● What to produce: Leave out the pictures and print only the lines from the one with "Emit a Python" through the one with "fig = go.Figure()", exactly as they are.

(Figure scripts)
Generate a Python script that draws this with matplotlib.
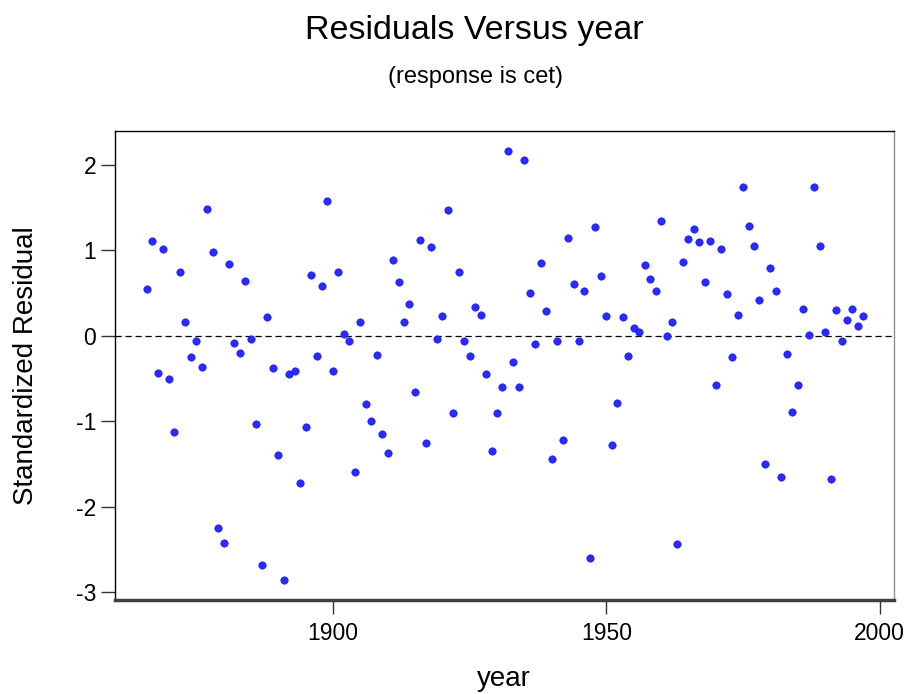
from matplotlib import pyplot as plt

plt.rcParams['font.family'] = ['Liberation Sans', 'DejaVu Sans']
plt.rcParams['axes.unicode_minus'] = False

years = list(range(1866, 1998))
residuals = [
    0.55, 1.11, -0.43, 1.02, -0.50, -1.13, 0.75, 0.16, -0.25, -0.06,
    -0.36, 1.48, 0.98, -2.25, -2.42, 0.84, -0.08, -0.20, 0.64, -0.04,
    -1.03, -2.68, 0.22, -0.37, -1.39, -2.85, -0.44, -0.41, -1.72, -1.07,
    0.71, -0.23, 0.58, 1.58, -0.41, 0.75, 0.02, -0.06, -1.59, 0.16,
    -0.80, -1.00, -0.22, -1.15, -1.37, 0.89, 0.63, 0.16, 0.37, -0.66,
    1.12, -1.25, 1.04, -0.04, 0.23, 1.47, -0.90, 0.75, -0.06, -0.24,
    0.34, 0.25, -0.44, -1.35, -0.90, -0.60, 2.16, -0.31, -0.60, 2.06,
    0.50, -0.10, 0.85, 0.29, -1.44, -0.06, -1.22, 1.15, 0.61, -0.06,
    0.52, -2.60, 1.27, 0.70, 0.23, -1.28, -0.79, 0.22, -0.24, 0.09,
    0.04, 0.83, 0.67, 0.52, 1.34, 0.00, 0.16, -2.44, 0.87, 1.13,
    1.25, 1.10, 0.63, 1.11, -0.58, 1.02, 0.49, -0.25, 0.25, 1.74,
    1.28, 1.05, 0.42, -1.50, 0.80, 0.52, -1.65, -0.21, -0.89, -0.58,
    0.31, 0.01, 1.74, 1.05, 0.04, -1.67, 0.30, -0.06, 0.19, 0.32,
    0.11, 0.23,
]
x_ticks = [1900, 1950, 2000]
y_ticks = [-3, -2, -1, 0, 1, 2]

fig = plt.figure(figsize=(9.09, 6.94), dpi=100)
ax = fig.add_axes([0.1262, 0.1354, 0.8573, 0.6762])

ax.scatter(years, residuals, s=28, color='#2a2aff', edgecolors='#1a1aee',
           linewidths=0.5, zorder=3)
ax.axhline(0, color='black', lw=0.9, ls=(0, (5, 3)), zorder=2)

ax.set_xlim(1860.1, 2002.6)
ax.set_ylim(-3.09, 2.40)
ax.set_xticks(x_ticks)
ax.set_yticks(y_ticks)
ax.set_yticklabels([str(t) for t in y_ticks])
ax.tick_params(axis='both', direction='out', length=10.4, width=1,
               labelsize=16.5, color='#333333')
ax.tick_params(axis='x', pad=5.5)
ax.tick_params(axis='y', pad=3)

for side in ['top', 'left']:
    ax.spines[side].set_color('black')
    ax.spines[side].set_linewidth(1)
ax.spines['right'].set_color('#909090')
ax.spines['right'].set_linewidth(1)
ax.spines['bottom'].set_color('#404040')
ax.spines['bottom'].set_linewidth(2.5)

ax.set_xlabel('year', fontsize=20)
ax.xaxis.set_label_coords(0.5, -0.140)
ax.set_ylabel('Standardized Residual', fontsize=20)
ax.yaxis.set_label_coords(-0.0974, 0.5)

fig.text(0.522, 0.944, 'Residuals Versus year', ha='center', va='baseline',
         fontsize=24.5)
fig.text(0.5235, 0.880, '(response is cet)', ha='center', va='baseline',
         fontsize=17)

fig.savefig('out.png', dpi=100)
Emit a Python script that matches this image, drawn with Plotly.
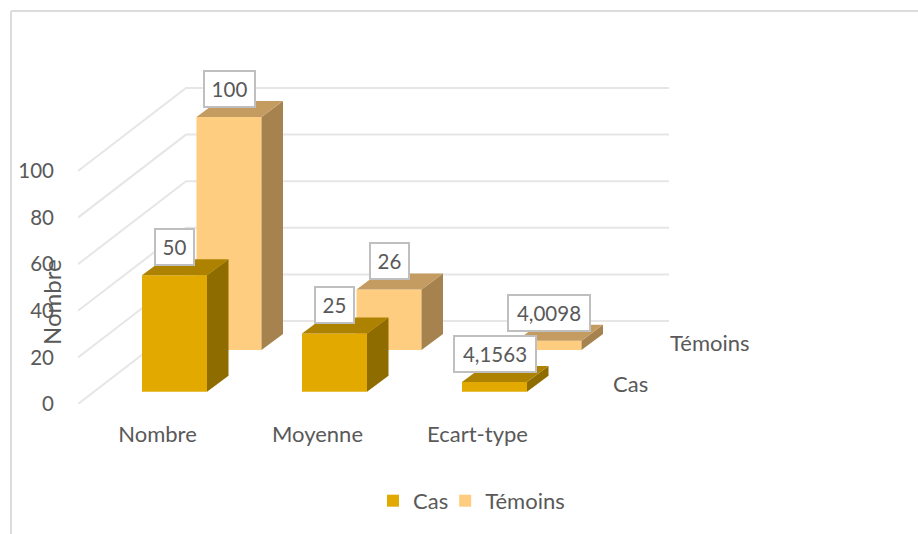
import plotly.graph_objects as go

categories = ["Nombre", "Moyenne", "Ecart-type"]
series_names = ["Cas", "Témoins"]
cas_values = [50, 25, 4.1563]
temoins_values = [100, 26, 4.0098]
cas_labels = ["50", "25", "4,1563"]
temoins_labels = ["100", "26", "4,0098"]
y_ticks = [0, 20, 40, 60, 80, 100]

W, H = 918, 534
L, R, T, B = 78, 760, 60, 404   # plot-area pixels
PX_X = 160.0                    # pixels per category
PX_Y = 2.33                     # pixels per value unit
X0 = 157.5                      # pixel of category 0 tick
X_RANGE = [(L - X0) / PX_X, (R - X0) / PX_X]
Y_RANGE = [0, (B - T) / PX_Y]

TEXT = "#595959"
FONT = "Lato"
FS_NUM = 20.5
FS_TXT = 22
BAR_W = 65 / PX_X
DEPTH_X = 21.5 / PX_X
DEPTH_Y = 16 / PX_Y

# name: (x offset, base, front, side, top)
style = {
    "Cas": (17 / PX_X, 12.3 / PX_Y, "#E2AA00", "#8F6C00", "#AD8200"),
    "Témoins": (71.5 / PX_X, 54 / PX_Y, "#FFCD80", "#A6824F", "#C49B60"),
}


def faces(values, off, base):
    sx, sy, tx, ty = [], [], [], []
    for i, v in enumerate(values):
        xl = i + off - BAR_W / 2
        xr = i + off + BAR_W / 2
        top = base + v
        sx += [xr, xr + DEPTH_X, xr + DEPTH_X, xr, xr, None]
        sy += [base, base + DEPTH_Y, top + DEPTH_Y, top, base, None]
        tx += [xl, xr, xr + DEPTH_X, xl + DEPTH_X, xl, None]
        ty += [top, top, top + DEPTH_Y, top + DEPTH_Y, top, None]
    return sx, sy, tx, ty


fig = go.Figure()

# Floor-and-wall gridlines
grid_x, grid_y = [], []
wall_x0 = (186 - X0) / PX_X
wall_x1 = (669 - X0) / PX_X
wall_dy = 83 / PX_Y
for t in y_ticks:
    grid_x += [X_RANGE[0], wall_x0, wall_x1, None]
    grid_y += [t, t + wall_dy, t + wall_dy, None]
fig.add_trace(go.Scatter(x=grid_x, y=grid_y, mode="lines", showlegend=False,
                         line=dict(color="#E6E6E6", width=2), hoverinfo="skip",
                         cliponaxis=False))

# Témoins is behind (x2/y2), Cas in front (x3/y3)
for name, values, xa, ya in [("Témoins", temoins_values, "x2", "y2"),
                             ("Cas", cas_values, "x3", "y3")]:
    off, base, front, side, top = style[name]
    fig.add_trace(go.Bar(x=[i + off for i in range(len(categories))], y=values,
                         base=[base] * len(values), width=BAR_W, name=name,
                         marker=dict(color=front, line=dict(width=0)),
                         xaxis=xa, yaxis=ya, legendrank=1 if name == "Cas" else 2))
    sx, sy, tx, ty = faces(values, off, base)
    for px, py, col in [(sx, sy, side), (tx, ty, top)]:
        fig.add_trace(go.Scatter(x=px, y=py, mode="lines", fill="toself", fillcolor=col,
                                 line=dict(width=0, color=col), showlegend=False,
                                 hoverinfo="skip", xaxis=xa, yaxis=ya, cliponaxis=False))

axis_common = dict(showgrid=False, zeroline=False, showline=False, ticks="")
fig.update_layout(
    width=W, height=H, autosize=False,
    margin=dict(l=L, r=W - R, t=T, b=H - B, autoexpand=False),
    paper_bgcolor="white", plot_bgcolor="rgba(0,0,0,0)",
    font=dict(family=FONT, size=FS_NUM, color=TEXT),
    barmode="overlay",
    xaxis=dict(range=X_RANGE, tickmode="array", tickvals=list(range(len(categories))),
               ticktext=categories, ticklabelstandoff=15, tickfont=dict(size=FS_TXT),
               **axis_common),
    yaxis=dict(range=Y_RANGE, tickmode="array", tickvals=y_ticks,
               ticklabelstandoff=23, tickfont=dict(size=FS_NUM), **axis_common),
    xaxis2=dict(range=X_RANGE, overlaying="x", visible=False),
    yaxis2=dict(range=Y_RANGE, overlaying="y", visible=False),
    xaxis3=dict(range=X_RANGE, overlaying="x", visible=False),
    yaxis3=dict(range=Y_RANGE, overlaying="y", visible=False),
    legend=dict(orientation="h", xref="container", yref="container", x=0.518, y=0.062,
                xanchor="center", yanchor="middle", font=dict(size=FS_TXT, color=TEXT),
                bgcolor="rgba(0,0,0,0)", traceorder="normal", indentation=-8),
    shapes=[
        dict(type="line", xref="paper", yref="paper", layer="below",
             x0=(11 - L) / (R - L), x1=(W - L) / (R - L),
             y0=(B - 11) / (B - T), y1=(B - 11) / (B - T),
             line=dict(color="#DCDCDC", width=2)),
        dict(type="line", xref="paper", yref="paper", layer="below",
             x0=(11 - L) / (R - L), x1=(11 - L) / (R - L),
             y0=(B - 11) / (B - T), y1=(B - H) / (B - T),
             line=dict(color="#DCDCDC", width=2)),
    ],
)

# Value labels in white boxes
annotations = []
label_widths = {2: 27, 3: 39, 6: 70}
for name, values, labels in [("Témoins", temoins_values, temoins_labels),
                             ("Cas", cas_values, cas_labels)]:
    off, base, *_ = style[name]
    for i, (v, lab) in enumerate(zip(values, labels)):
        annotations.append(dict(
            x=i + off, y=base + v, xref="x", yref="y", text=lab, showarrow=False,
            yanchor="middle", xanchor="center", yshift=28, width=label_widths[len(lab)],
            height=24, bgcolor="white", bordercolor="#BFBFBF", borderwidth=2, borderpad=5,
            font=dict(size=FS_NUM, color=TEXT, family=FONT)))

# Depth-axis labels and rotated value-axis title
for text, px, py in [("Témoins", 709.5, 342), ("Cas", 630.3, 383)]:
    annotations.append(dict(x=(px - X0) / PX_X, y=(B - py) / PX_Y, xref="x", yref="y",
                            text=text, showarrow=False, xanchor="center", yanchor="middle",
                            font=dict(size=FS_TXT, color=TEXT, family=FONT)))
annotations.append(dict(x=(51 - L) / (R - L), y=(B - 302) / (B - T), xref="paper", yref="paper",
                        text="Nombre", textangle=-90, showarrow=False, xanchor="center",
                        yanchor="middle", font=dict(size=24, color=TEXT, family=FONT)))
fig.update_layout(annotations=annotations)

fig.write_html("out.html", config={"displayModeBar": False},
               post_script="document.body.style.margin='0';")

● Written answer:
Emit a Python script that matches this image, drawn with Plotly.
import plotly.graph_objects as go

categories = ["Nombre", "Moyenne", "Ecart-type"]
series_names = ["Cas", "Témoins"]
cas_values = [50, 25, 4.1563]
temoins_values = [100, 26, 4.0098]
cas_labels = ["50", "25", "4,1563"]
temoins_labels = ["100", "26", "4,0098"]
y_ticks = [0, 20, 40, 60, 80, 100]

W, H = 918, 534
L, R, T, B = 78, 760, 60, 404   # plot-area pixels
PX_X = 160.0                    # pixels per category
PX_Y = 2.33                     # pixels per value unit
X0 = 157.5                      # pixel of category 0 tick
X_RANGE = [(L - X0) / PX_X, (R - X0) / PX_X]
Y_RANGE = [0, (B - T) / PX_Y]

TEXT = "#595959"
FONT = "Lato"
FS_NUM = 20.5
FS_TXT = 22
BAR_W = 65 / PX_X
DEPTH_X = 21.5 / PX_X
DEPTH_Y = 16 / PX_Y

# name: (x offset, base, front, side, top)
style = {
    "Cas": (17 / PX_X, 12.3 / PX_Y, "#E2AA00", "#8F6C00", "#AD8200"),
    "Témoins": (71.5 / PX_X, 54 / PX_Y, "#FFCD80", "#A6824F", "#C49B60"),
}


def faces(values, off, base):
    sx, sy, tx, ty = [], [], [], []
    for i, v in enumerate(values):
        xl = i + off - BAR_W / 2
        xr = i + off + BAR_W / 2
        top = base + v
        sx += [xr, xr + DEPTH_X, xr + DEPTH_X, xr, xr, None]
        sy += [base, base + DEPTH_Y, top + DEPTH_Y, top, base, None]
        tx += [xl, xr, xr + DEPTH_X, xl + DEPTH_X, xl, None]
        ty += [top, top, top + DEPTH_Y, top + DEPTH_Y, top, None]
    return sx, sy, tx, ty


fig = go.Figure()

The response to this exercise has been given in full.